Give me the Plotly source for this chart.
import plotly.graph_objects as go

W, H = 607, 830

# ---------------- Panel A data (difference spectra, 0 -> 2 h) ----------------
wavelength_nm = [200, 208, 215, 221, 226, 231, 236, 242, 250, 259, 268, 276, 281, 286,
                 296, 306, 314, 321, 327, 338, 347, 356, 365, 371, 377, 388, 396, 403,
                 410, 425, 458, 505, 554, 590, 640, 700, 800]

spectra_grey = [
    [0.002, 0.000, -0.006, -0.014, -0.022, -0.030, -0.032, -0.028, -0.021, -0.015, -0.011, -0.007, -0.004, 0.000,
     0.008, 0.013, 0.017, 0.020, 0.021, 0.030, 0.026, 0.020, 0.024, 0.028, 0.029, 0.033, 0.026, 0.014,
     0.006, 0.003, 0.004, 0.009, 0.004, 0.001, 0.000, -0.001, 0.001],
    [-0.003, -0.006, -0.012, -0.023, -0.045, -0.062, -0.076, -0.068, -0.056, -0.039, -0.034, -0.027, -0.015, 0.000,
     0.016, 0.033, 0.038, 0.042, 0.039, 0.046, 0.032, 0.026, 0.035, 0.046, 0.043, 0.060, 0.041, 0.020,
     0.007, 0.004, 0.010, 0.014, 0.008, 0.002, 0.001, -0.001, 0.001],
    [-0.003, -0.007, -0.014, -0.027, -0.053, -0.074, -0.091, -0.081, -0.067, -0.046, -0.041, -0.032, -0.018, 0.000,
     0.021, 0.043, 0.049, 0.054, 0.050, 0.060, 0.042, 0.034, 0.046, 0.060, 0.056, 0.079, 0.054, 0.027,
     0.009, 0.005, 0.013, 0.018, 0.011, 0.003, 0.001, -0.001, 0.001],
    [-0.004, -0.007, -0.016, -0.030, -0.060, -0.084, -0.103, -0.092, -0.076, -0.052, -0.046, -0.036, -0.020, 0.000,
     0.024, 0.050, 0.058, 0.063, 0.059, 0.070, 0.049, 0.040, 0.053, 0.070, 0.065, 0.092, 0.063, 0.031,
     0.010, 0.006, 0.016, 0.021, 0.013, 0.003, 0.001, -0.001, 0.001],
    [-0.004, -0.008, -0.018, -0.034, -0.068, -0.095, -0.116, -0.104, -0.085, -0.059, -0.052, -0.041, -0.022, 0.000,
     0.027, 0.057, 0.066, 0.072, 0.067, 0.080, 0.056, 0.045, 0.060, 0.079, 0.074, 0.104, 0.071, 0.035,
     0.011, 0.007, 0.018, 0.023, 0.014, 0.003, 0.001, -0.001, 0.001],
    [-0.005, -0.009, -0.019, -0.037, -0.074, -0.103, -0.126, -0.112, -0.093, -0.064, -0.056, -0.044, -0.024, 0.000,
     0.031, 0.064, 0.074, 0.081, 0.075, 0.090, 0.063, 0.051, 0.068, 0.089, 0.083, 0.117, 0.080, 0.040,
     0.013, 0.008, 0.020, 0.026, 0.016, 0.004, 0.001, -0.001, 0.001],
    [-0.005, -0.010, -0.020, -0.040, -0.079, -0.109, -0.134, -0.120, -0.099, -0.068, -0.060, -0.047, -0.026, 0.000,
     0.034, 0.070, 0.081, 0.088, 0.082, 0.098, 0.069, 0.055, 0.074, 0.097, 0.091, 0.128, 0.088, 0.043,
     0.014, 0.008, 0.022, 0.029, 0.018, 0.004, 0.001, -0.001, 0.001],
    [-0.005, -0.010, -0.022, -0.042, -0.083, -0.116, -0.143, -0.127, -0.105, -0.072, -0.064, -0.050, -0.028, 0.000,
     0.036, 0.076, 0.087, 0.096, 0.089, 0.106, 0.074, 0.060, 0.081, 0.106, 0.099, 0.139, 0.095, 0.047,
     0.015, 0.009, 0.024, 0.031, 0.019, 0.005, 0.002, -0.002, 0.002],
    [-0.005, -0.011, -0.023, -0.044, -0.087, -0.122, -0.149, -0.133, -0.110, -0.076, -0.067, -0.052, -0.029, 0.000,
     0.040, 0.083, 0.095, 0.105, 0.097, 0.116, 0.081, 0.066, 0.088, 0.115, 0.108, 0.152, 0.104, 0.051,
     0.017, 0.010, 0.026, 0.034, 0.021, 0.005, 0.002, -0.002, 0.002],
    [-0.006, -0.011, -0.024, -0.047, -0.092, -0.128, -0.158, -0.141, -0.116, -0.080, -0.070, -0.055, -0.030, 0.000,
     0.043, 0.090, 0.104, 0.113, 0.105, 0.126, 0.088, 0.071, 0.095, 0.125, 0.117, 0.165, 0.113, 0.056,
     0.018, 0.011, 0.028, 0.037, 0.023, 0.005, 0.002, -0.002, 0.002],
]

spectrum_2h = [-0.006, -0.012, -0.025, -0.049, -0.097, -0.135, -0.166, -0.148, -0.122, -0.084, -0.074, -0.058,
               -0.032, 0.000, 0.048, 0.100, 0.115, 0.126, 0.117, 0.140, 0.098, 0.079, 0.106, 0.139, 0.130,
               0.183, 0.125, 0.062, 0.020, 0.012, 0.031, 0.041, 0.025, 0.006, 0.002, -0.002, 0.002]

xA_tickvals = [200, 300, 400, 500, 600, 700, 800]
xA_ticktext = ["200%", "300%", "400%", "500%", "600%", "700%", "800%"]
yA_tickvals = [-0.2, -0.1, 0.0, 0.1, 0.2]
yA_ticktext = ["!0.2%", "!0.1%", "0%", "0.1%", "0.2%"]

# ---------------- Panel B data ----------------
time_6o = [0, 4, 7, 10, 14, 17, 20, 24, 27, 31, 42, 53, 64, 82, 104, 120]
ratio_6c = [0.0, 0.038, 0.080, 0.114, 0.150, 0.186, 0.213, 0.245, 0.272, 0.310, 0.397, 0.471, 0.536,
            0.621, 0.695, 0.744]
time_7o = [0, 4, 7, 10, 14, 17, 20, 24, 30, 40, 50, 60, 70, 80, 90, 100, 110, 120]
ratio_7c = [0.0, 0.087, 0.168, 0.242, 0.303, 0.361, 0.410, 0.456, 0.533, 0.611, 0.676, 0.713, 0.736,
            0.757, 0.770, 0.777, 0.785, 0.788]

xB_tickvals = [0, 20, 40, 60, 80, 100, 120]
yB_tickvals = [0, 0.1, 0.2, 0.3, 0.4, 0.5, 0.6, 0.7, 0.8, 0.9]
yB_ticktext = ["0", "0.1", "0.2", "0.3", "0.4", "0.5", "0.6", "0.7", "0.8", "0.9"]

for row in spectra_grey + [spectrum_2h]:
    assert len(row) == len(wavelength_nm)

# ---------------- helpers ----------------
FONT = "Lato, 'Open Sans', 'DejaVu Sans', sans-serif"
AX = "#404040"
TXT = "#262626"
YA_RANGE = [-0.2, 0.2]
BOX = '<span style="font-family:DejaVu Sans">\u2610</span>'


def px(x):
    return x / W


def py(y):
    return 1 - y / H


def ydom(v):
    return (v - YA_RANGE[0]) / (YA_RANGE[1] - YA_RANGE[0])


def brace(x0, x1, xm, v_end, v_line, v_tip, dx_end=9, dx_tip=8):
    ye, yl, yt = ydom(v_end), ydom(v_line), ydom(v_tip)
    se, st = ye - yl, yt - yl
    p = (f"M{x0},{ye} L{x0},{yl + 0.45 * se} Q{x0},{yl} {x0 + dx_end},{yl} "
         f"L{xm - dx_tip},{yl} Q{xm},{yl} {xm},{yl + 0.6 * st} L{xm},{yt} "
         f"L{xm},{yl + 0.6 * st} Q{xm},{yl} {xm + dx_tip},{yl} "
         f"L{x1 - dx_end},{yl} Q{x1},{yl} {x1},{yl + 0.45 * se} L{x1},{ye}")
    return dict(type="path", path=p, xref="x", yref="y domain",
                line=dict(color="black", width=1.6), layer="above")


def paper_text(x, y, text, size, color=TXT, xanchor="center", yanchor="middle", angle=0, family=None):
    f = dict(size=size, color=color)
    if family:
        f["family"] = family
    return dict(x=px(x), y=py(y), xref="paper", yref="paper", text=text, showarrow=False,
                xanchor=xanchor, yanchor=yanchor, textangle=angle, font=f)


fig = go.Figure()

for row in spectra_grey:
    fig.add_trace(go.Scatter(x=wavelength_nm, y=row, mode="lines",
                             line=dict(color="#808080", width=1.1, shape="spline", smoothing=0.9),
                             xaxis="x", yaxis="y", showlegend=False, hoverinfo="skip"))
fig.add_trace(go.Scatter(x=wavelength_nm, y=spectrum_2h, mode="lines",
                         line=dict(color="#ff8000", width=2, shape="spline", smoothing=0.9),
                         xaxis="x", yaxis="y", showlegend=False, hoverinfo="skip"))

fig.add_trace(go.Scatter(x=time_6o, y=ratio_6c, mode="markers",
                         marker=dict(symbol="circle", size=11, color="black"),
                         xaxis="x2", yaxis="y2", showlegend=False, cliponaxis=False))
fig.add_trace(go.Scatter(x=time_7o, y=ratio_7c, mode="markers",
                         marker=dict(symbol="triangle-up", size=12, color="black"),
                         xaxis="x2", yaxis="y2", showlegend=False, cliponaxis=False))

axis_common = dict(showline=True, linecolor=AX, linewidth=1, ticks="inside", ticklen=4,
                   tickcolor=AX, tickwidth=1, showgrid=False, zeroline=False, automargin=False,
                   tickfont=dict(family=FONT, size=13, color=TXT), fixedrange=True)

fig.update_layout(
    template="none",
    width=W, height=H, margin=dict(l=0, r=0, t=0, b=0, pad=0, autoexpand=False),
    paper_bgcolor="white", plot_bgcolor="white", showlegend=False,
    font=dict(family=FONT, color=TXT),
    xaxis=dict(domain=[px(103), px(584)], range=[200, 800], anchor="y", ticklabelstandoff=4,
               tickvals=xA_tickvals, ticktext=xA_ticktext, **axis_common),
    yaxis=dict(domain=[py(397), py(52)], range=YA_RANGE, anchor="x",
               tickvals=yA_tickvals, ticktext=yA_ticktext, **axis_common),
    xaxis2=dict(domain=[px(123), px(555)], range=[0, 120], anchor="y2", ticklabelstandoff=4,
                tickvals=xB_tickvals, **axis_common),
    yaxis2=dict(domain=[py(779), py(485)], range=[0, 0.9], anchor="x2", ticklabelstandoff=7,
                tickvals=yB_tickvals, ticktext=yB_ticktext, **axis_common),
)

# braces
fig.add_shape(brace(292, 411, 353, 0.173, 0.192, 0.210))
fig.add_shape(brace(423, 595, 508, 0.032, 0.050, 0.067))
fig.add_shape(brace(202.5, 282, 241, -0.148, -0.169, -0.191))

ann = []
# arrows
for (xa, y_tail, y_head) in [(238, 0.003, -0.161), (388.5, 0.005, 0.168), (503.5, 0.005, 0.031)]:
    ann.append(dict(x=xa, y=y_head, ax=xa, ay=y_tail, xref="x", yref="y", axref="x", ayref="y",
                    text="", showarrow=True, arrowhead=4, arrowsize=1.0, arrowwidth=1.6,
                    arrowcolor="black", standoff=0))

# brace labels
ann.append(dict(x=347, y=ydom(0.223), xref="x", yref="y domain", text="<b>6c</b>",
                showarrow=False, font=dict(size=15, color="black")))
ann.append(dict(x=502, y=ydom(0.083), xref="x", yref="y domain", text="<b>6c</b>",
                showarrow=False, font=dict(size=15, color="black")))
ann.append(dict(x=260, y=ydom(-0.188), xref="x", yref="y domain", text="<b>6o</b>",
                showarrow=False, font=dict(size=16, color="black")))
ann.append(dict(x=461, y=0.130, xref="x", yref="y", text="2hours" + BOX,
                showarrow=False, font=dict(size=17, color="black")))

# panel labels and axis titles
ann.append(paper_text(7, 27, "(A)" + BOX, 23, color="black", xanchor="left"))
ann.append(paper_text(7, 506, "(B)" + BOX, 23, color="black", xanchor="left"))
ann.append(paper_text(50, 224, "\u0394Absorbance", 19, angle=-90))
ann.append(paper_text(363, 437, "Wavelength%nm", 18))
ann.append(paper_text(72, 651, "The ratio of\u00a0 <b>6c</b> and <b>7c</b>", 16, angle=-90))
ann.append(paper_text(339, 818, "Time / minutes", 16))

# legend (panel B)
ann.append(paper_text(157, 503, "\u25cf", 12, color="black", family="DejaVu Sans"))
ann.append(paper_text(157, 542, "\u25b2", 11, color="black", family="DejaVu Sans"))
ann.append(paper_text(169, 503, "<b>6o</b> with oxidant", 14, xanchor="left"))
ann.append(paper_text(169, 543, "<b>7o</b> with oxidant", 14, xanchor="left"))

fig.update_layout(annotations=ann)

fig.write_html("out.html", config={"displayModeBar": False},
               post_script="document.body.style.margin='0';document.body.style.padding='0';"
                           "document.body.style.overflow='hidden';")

What the task requires: Include the first line, the line containing "W, H = 607, 830", and every line between them, copied exactly from the material above; output no other line.

Answer to the exercise:
Give me the Plotly source for this chart.
import plotly.graph_objects as go

W, H = 607, 830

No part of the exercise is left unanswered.